INSTRUCTION |
Without the pictures, print the lines running from the beginning of the material to the line containing "from bokeh.resources import INLINE", both ends included.

INFORMATION SHOWN |
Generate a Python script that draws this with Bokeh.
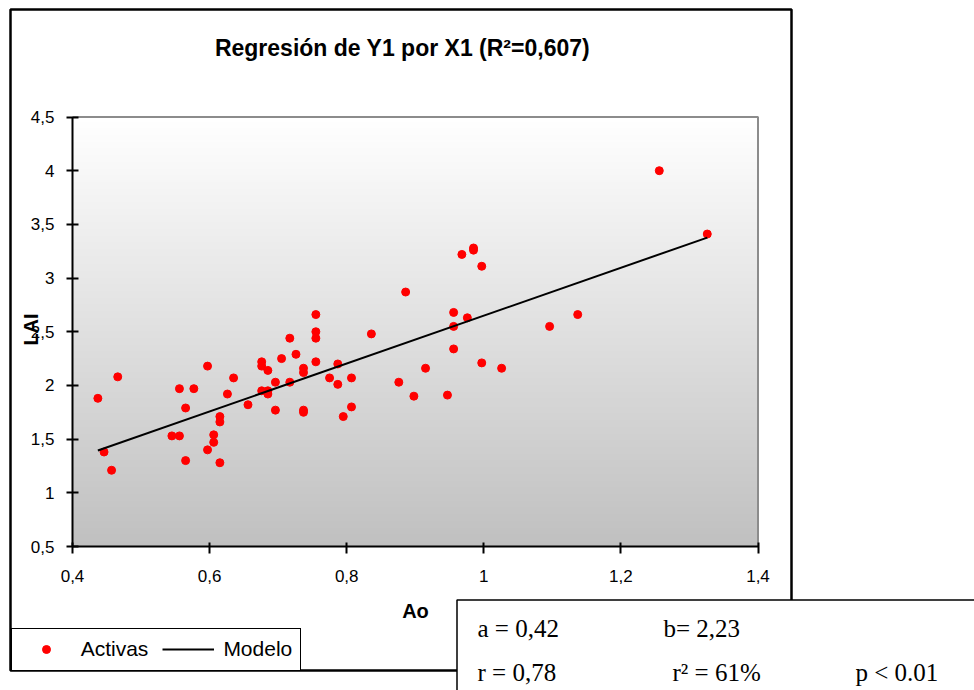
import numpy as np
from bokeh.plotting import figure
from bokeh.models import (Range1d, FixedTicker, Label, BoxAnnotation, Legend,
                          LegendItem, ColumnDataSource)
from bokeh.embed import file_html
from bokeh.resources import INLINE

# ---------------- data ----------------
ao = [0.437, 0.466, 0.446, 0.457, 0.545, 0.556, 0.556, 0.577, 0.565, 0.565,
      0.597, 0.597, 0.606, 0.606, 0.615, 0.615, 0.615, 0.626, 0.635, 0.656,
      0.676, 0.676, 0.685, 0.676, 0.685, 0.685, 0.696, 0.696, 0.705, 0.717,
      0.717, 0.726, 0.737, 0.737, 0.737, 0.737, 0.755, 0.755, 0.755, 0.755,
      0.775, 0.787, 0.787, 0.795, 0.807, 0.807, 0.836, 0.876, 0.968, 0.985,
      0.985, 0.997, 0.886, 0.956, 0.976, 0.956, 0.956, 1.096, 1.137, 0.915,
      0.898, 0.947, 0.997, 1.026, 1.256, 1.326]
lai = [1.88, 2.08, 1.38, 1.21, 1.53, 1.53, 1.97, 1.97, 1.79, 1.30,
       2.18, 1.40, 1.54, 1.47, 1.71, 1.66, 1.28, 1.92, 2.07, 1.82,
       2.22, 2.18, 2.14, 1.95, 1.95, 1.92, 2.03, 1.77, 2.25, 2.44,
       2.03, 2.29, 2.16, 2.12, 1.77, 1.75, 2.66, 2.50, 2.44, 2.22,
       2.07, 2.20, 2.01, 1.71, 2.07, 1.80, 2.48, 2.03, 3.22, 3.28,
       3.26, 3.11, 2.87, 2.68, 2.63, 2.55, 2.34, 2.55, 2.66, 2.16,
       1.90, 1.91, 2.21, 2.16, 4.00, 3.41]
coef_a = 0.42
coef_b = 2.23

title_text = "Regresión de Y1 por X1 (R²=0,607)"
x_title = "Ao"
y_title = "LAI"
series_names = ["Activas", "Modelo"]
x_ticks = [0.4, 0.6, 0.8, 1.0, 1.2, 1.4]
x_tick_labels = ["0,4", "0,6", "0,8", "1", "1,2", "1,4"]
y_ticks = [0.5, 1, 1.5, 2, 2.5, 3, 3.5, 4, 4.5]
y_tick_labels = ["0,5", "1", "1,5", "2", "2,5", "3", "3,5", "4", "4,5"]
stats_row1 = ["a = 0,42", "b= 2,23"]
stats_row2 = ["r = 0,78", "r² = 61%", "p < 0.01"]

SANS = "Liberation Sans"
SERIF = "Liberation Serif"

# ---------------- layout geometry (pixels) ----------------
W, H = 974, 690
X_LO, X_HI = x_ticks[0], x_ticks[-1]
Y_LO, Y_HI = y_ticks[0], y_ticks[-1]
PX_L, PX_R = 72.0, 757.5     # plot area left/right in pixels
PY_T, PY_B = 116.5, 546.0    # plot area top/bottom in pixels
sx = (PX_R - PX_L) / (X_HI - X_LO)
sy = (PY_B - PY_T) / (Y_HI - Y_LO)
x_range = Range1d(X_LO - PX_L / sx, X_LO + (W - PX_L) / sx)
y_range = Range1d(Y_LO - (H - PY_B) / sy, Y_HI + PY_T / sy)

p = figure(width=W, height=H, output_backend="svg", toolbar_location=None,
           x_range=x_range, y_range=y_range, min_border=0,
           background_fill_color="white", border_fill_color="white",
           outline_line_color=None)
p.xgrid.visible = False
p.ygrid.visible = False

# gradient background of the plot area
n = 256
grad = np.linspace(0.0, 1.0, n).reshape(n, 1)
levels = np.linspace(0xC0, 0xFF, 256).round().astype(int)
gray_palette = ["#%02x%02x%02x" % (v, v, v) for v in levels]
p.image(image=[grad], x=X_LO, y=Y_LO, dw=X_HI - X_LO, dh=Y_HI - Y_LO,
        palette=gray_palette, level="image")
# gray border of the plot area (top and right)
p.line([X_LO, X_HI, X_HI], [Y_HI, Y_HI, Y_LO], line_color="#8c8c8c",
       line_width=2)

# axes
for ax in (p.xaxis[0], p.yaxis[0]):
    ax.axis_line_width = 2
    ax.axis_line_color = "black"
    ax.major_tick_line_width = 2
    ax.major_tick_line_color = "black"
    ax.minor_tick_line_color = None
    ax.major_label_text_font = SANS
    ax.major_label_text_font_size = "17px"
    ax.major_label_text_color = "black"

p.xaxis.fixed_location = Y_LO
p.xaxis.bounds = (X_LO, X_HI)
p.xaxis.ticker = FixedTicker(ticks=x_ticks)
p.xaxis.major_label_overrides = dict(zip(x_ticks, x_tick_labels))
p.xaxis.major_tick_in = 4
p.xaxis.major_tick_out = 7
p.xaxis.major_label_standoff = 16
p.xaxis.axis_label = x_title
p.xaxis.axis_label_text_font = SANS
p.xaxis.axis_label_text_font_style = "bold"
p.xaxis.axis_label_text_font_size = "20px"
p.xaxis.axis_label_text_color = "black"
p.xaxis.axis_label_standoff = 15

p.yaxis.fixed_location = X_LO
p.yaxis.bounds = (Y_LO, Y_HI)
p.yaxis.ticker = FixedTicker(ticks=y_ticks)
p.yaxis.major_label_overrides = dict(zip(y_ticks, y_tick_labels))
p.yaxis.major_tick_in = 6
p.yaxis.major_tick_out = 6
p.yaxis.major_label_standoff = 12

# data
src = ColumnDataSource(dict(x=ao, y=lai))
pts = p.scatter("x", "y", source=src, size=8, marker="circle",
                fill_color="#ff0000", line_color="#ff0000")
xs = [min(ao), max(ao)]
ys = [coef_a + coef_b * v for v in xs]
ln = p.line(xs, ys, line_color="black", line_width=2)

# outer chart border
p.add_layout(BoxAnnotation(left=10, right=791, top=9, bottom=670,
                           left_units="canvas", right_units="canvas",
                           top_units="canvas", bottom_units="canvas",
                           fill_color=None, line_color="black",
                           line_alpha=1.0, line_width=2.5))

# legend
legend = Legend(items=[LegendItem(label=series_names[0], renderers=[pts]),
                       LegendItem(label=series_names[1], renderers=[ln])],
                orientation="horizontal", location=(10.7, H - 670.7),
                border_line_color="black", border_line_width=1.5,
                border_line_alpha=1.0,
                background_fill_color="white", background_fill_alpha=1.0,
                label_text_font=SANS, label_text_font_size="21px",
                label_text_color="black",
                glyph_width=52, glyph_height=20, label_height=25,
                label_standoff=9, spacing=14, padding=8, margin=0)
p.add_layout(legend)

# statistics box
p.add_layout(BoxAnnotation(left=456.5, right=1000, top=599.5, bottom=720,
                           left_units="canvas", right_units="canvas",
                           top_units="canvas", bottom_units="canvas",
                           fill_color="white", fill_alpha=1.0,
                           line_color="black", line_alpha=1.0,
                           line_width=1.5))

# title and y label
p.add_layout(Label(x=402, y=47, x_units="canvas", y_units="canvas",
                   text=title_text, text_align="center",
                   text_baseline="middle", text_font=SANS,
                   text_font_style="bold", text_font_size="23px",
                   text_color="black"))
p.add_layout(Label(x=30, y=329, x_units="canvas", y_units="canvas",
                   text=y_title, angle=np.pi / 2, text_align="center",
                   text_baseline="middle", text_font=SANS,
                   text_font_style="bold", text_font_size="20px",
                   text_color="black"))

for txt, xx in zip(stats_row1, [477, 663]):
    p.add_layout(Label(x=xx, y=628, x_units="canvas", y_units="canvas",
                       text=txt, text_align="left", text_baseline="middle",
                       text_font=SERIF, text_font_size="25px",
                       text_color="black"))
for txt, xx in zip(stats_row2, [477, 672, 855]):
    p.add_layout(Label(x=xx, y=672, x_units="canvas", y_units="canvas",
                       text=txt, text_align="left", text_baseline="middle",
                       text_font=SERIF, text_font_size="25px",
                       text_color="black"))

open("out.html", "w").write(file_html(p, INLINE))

EXERCISE OUTPUT |
Generate a Python script that draws this with Bokeh.
import numpy as np
from bokeh.plotting import figure
from bokeh.models import (Range1d, FixedTicker, Label, BoxAnnotation, Legend,
                          LegendItem, ColumnDataSource)
from bokeh.embed import file_html
from bokeh.resources import INLINE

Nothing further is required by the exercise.